SINGAPORE - A man was jailed for four months on Monday (Oct 26) for cheating and abetting his younger brother to cheat by using fake $100 notes to make purchases.
Nordin Sirajuddin, 22, admitted to one charge of cheating and two of scheming with his 17-year-old brother to cheat by using fake $100 currency notes to pay for various items.
He has made full restitution of $700 involved in all his seven charges, four of which were considered during his sentencing.
A district court heard that some time in September last year, Nordin found a wet and crumpled counterfeit $100 note at the roof garden near his home in Punggol Drive. The note of the "ship'' series had no vertical embedded silver security line.
Nordin, a part-time sales marketer at his family-owned company, then formed the idea that he could counterfeit notes by reprinting images of older series of currency notes since they did not bear the silver security line.
He used a laptop to obtain sample pictures of notes from older series of currency online. Using a colour printer, he printed the images of both sides of the $100 note onto the flipsides of single pieces of paper, cut out the printed image and created seven pieces of false bills.
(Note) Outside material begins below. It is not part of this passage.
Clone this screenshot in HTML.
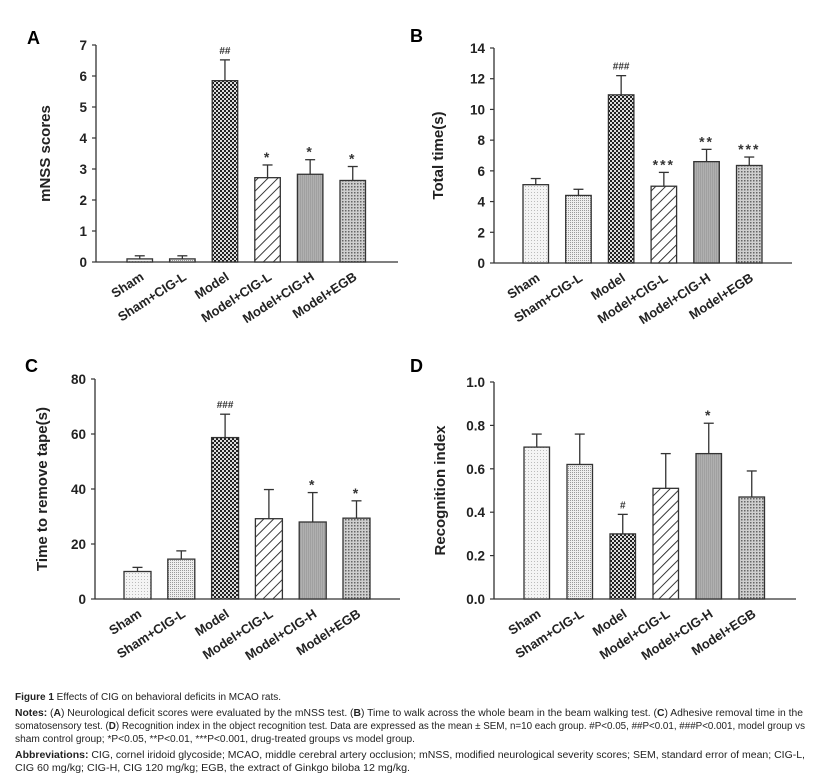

On Sept 16 last year, he used one fake $100 note to pay for $17 worth of items at a Cheers convenience shop in Punggol Field and got back $83 change.
The court heard that he showed his younger brother, a student at the Institute of Technical Education, a counterfeit note he had created, and his brother commented that it "looked real''.
Both planned and agreed to use fake notes to make purchases. They went to a supermarket in Punggol Drive and got back $85 cash after buying cigarettes and sweets worth $15.
Four days later, they bought cigarettes at a 7-Eleven nearby and got back $88 in cash from the cashier.
On Sept 17, a manager of Cheers called the police emergency hotline to report that a customer had made payment using a forged note the previous evening.
Nordin could have been jailed for up to 10 years and fined on each charge.